Ash'aris and Shia both prioritize reason over revelation regarding the Names and Attributes:
Shia rely on a book called: Peak of Eloquence (Nahj al-Balagha).
In this book, Imam Ali is said to have described Allah using philosophical terms.
The Shia problem is that the cosmological argument does not align with the words attributed to Imam Ali. They are therefore compelled to favour the Argument of the Truthful, because it is the one that corresponds to their text.
If Imam Ali truly said that, then we should listen to him, shouldn't we?
Yes, but it is historically impossible to prove that he actually said those words.
The book Nahj al-Balagha does contain some narrations that are also found in Sunni sources.
But the narrations that describe Allah in this way are found only in their books.

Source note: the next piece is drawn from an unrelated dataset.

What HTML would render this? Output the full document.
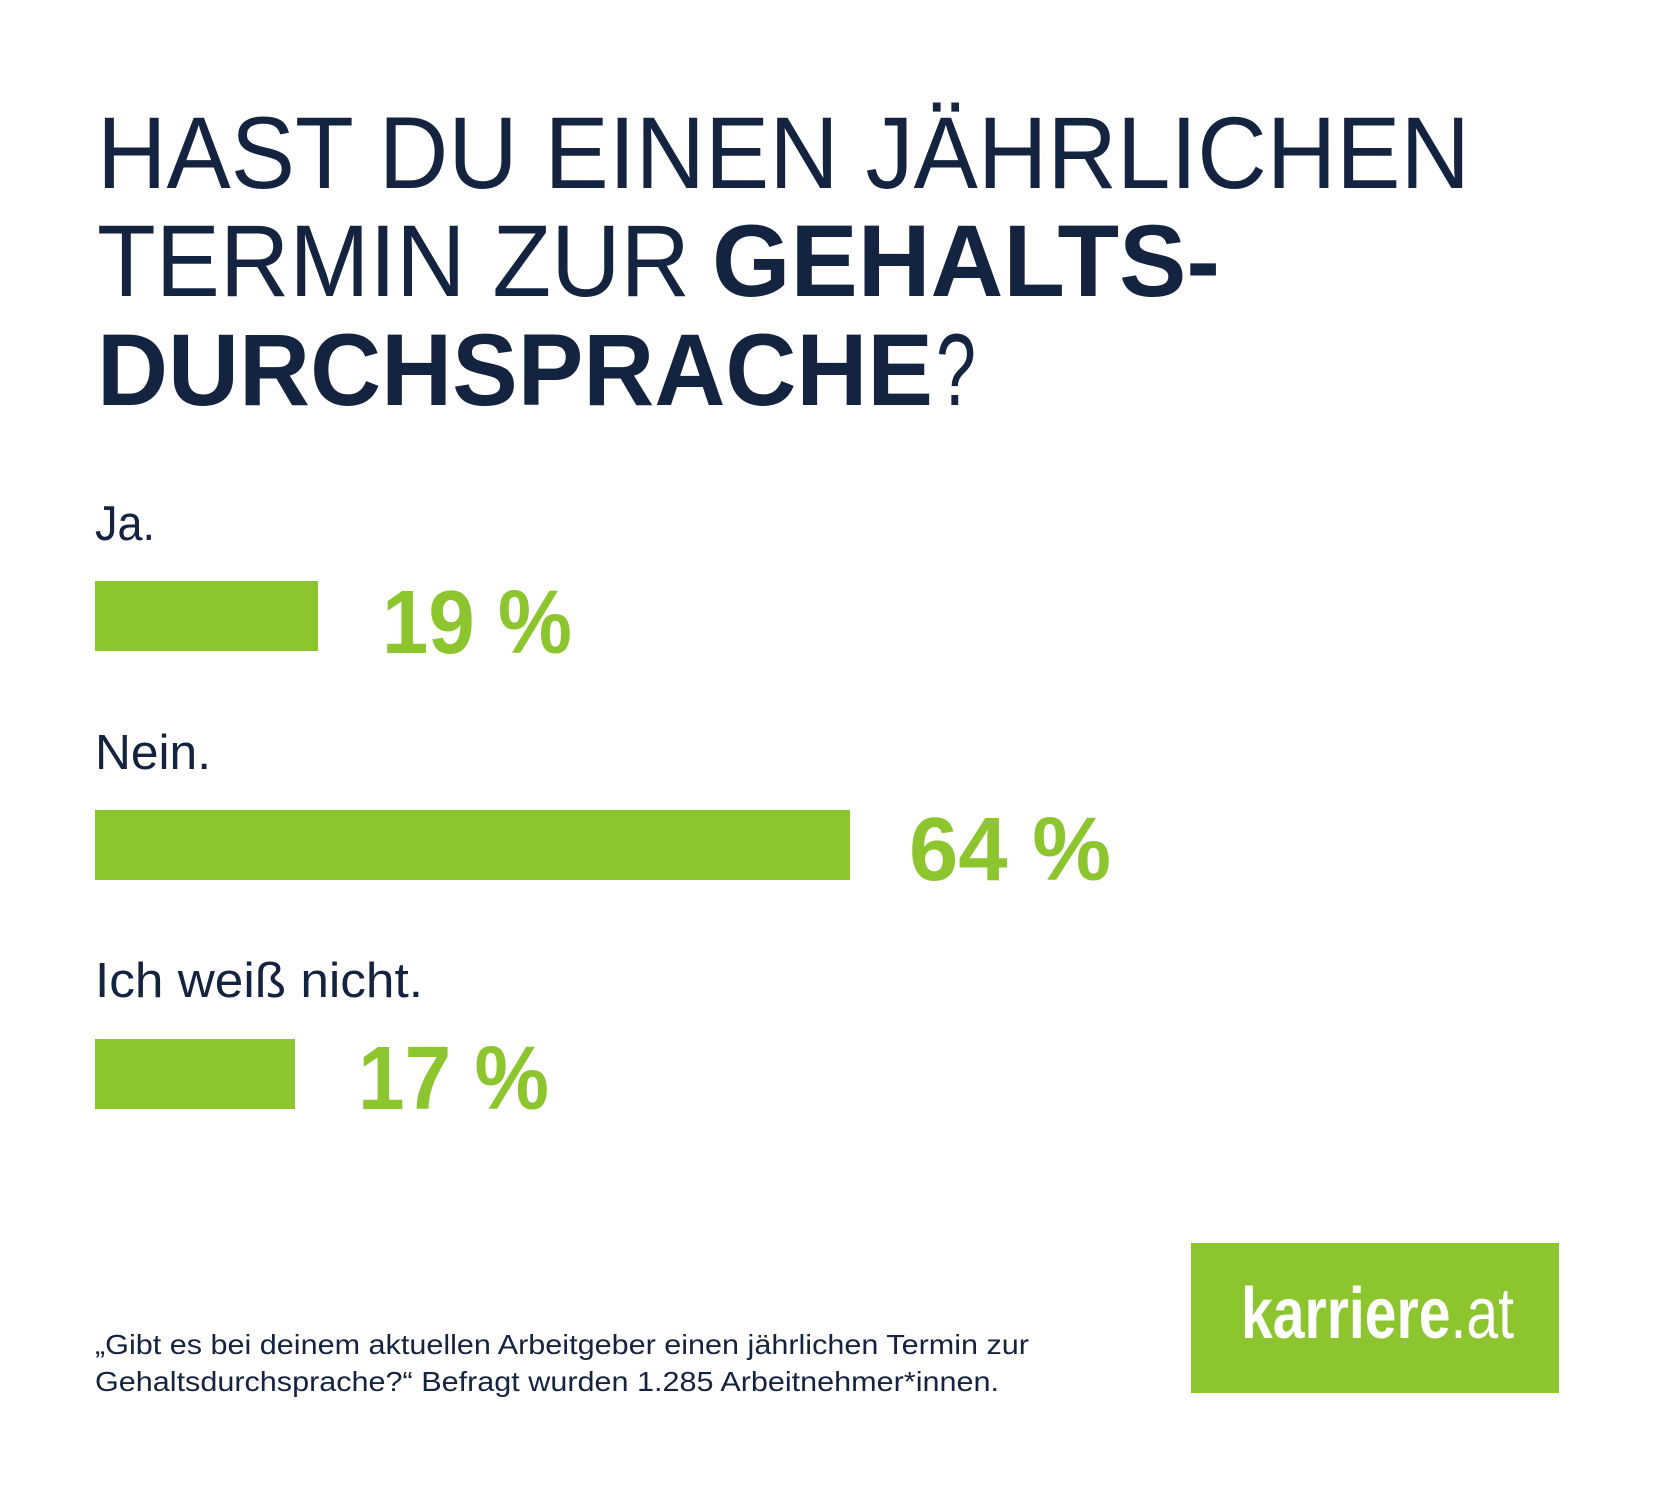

The most plausible scenario, given that Imam Ali lived in the 7th century, before Greek philosophy was translated into Arabic, is that Shia scholars of the 4th century, heavily influenced by Mu'tazilite kalam (itself influenced by Greek philosophy), inserted their own philosophical concepts into the texts and attributed them to Imam Ali to give them divine authority.
Furthermore, even assuming he possessed an extraordinary knowledge anticipating Greek philosophy, if he had delivered these philosophical sermons in public, no one would have understood what he was saying.
Among the Ash'aris, some do not use the cosmological argument but the Argument of the Truthful.
However, unlike the Shia who have the Nahj al-Balagha to justify this choice, the Ash'aris have no Sunni text that corresponds to this proof, which requires an additional intellectual effort from them to reconcile their philosophy with Sunni sources.